* [Exercise description]
Take the listing from its first line through the line that contains "colors = ['#8DABD6', '#A10000', '#B5EAD8']" and please retype those lines exactly, leaving out the pictures.

* [Data extract]

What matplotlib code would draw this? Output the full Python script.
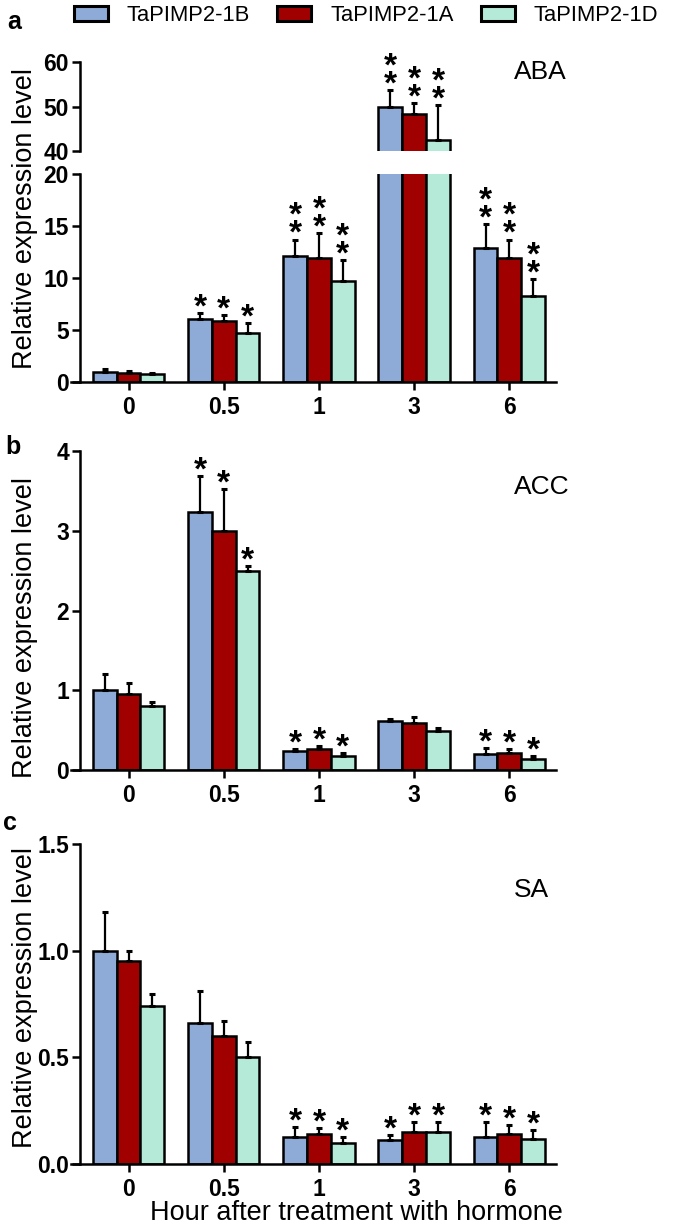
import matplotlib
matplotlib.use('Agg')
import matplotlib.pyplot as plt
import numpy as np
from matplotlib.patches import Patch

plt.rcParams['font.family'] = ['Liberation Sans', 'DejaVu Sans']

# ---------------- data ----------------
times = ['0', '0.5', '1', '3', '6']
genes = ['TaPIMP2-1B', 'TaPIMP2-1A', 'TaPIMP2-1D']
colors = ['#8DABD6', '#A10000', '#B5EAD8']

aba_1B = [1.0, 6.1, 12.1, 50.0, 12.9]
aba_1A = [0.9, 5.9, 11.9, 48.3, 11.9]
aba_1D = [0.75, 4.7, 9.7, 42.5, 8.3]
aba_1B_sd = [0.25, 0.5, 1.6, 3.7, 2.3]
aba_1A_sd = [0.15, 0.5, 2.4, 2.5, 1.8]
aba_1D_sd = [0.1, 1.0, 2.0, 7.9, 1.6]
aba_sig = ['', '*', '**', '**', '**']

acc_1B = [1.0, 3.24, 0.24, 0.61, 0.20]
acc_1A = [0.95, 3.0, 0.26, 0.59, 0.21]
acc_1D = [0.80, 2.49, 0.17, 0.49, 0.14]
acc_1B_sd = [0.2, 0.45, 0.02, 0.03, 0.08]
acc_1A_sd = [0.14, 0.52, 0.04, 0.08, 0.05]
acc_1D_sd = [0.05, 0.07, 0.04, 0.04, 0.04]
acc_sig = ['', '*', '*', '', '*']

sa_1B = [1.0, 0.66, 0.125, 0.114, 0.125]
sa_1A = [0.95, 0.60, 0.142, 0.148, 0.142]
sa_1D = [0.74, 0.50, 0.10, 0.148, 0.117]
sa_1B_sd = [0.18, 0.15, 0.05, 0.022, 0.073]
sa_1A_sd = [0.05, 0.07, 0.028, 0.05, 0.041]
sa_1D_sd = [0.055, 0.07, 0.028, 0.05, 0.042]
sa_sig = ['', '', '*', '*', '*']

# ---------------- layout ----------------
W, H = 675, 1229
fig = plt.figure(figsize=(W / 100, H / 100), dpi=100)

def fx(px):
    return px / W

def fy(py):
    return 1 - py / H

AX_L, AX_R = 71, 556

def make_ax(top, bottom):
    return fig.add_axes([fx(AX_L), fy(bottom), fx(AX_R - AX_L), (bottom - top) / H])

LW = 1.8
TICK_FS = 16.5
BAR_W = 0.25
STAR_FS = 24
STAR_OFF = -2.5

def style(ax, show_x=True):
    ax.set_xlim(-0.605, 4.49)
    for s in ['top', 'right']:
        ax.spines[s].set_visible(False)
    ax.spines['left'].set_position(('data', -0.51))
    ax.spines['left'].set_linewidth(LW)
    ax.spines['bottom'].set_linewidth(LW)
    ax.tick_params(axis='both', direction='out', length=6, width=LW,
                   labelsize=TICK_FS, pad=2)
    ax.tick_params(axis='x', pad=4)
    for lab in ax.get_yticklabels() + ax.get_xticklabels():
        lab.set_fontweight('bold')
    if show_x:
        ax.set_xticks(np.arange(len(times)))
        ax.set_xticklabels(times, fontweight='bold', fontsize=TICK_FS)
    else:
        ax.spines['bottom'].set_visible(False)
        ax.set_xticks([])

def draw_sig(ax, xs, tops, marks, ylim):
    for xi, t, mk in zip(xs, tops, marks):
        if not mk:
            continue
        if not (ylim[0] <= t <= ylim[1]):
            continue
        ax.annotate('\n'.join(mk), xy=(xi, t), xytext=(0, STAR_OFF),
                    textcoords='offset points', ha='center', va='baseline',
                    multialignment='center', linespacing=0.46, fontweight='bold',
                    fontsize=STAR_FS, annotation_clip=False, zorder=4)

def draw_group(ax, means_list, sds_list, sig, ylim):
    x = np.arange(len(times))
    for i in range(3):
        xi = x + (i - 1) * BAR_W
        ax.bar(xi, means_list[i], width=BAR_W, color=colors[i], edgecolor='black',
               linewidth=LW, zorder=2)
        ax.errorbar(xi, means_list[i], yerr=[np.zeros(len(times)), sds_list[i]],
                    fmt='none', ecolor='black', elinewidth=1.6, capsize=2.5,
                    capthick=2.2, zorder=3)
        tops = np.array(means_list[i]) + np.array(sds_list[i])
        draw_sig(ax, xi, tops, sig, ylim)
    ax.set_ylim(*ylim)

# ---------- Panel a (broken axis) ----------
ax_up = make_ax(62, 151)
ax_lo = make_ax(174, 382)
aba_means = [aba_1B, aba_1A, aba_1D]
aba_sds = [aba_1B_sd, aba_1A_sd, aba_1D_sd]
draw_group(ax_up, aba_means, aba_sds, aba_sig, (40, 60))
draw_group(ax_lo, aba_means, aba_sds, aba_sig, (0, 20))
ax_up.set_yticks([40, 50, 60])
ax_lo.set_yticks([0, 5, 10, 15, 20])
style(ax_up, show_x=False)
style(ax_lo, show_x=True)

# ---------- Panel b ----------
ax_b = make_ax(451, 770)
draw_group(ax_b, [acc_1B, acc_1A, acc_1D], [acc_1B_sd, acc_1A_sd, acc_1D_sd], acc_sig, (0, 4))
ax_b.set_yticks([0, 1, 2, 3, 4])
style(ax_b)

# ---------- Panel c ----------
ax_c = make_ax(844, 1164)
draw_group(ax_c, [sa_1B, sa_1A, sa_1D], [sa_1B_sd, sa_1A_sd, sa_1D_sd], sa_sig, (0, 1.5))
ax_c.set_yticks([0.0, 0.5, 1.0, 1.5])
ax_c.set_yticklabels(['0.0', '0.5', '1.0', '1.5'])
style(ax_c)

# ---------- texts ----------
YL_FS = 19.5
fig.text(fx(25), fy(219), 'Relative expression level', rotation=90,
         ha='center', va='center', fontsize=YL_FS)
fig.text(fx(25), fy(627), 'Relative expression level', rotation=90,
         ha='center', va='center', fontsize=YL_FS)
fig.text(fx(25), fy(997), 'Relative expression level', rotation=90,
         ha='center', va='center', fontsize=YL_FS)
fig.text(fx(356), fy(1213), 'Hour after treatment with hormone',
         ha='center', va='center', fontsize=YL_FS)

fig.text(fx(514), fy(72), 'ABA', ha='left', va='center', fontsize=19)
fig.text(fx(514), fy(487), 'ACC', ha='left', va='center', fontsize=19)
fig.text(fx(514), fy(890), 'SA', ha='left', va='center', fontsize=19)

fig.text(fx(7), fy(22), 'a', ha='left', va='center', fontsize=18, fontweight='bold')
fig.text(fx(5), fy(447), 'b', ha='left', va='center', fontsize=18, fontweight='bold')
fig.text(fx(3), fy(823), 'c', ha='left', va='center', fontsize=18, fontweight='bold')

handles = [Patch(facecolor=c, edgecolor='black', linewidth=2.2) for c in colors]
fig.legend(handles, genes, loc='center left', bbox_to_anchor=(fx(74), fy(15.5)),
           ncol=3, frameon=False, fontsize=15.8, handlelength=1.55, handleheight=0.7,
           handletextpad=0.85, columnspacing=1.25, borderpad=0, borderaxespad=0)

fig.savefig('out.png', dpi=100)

* [Worked solution]
What matplotlib code would draw this? Output the full Python script.
import matplotlib
matplotlib.use('Agg')
import matplotlib.pyplot as plt
import numpy as np
from matplotlib.patches import Patch

plt.rcParams['font.family'] = ['Liberation Sans', 'DejaVu Sans']

# ---------------- data ----------------
times = ['0', '0.5', '1', '3', '6']
genes = ['TaPIMP2-1B', 'TaPIMP2-1A', 'TaPIMP2-1D']
colors = ['#8DABD6', '#A10000', '#B5EAD8']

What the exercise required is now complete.